# Provided material start
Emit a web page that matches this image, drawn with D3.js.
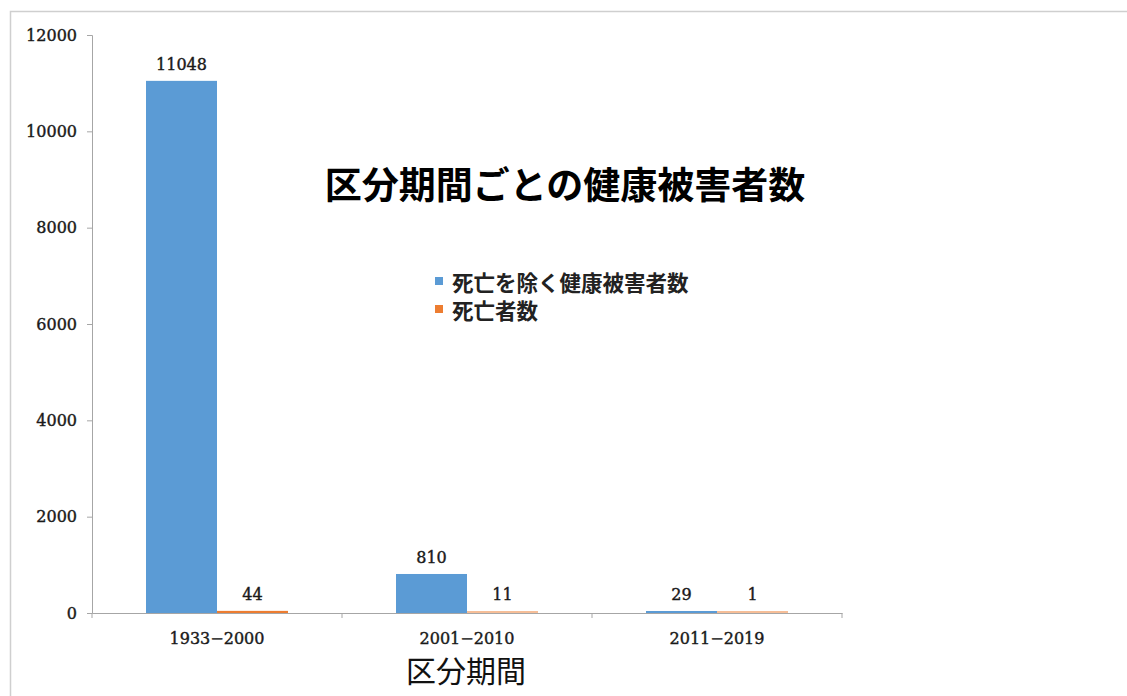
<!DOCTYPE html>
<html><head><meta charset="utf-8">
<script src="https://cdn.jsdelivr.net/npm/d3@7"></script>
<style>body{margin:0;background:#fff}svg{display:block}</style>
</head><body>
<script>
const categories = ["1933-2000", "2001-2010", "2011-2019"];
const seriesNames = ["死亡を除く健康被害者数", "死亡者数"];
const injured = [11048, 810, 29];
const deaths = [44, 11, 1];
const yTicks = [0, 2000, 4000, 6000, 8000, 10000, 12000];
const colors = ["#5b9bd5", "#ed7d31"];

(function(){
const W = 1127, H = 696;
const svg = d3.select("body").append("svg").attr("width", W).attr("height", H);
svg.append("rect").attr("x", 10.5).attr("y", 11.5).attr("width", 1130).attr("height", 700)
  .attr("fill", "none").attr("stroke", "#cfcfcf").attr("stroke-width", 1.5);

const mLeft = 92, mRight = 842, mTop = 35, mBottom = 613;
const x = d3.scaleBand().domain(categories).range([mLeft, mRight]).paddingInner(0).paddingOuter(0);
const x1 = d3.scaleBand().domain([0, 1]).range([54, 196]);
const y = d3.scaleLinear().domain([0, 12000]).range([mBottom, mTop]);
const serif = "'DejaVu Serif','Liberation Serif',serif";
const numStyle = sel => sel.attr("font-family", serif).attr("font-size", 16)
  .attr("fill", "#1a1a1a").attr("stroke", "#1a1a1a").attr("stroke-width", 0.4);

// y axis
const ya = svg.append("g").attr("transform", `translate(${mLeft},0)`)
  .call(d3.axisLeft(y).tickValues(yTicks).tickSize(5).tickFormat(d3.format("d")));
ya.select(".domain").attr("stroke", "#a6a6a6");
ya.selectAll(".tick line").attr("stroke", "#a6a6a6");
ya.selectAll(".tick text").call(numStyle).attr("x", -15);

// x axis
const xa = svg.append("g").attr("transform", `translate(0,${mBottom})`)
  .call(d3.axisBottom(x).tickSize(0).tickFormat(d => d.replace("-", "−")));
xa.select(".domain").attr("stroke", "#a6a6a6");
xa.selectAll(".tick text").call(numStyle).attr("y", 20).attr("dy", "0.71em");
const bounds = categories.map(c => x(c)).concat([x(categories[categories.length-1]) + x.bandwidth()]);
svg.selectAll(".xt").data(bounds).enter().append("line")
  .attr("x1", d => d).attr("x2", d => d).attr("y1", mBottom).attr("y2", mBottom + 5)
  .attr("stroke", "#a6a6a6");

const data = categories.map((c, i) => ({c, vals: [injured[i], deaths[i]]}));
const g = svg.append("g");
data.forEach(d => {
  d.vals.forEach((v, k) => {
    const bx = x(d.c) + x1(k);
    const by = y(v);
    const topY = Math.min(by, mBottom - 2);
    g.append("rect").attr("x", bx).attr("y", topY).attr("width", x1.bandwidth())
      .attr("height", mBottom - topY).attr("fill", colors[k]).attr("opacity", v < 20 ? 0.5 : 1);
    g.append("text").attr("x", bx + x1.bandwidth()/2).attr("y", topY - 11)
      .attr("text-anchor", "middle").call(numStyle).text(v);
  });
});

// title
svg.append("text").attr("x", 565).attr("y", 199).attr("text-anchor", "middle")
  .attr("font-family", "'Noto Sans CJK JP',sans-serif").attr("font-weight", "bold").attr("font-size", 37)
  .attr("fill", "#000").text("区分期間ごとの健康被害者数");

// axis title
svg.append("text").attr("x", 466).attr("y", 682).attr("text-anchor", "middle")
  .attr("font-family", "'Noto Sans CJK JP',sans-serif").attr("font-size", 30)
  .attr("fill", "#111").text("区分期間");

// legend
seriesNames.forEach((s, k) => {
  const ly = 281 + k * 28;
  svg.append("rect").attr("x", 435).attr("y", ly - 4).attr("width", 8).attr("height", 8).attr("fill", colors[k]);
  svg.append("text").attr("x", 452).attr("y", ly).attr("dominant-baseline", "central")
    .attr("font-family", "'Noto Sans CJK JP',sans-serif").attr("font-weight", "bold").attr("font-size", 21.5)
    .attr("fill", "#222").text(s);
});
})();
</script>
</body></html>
# Provided material end
Written request: Output an exact copy of the material, with the pictures removed.

Expected output:
Emit a web page that matches this image, drawn with D3.js.
<!DOCTYPE html>
<html><head><meta charset="utf-8">
<script src="https://cdn.jsdelivr.net/npm/d3@7"></script>
<style>body{margin:0;background:#fff}svg{display:block}</style>
</head><body>
<script>
const categories = ["1933-2000", "2001-2010", "2011-2019"];
const seriesNames = ["死亡を除く健康被害者数", "死亡者数"];
const injured = [11048, 810, 29];
const deaths = [44, 11, 1];
const yTicks = [0, 2000, 4000, 6000, 8000, 10000, 12000];
const colors = ["#5b9bd5", "#ed7d31"];

(function(){
const W = 1127, H = 696;
const svg = d3.select("body").append("svg").attr("width", W).attr("height", H);
svg.append("rect").attr("x", 10.5).attr("y", 11.5).attr("width", 1130).attr("height", 700)
  .attr("fill", "none").attr("stroke", "#cfcfcf").attr("stroke-width", 1.5);

const mLeft = 92, mRight = 842, mTop = 35, mBottom = 613;
const x = d3.scaleBand().domain(categories).range([mLeft, mRight]).paddingInner(0).paddingOuter(0);
const x1 = d3.scaleBand().domain([0, 1]).range([54, 196]);
const y = d3.scaleLinear().domain([0, 12000]).range([mBottom, mTop]);
const serif = "'DejaVu Serif','Liberation Serif',serif";
const numStyle = sel => sel.attr("font-family", serif).attr("font-size", 16)
  .attr("fill", "#1a1a1a").attr("stroke", "#1a1a1a").attr("stroke-width", 0.4);

// y axis
const ya = svg.append("g").attr("transform", `translate(${mLeft},0)`)
  .call(d3.axisLeft(y).tickValues(yTicks).tickSize(5).tickFormat(d3.format("d")));
ya.select(".domain").attr("stroke", "#a6a6a6");
ya.selectAll(".tick line").attr("stroke", "#a6a6a6");
ya.selectAll(".tick text").call(numStyle).attr("x", -15);

// x axis
const xa = svg.append("g").attr("transform", `translate(0,${mBottom})`)
  .call(d3.axisBottom(x).tickSize(0).tickFormat(d => d.replace("-", "−")));
xa.select(".domain").attr("stroke", "#a6a6a6");
xa.selectAll(".tick text").call(numStyle).attr("y", 20).attr("dy", "0.71em");
const bounds = categories.map(c => x(c)).concat([x(categories[categories.length-1]) + x.bandwidth()]);
svg.selectAll(".xt").data(bounds).enter().append("line")
  .attr("x1", d => d).attr("x2", d => d).attr("y1", mBottom).attr("y2", mBottom + 5)
  .attr("stroke", "#a6a6a6");

const data = categories.map((c, i) => ({c, vals: [injured[i], deaths[i]]}));
const g = svg.append("g");
data.forEach(d => {
  d.vals.forEach((v, k) => {
    const bx = x(d.c) + x1(k);
    const by = y(v);
    const topY = Math.min(by, mBottom - 2);
    g.append("rect").attr("x", bx).attr("y", topY).attr("width", x1.bandwidth())
      .attr("height", mBottom - topY).attr("fill", colors[k]).attr("opacity", v < 20 ? 0.5 : 1);
    g.append("text").attr("x", bx + x1.bandwidth()/2).attr("y", topY - 11)
      .attr("text-anchor", "middle").call(numStyle).text(v);
  });
});

// title
svg.append("text").attr("x", 565).attr("y", 199).attr("text-anchor", "middle")
  .attr("font-family", "'Noto Sans CJK JP',sans-serif").attr("font-weight", "bold").attr("font-size", 37)
  .attr("fill", "#000").text("区分期間ごとの健康被害者数");

// axis title
svg.append("text").attr("x", 466).attr("y", 682).attr("text-anchor", "middle")
  .attr("font-family", "'Noto Sans CJK JP',sans-serif").attr("font-size", 30)
  .attr("fill", "#111").text("区分期間");

// legend
seriesNames.forEach((s, k) => {
  const ly = 281 + k * 28;
  svg.append("rect").attr("x", 435).attr("y", ly - 4).attr("width", 8).attr("height", 8).attr("fill", colors[k]);
  svg.append("text").attr("x", 452).attr("y", ly).attr("dominant-baseline", "central")
    .attr("font-family", "'Noto Sans CJK JP',sans-serif").attr("font-weight", "bold").attr("font-size", 21.5)
    .attr("fill", "#222").text(s);
});
})();
</script>
</body></html>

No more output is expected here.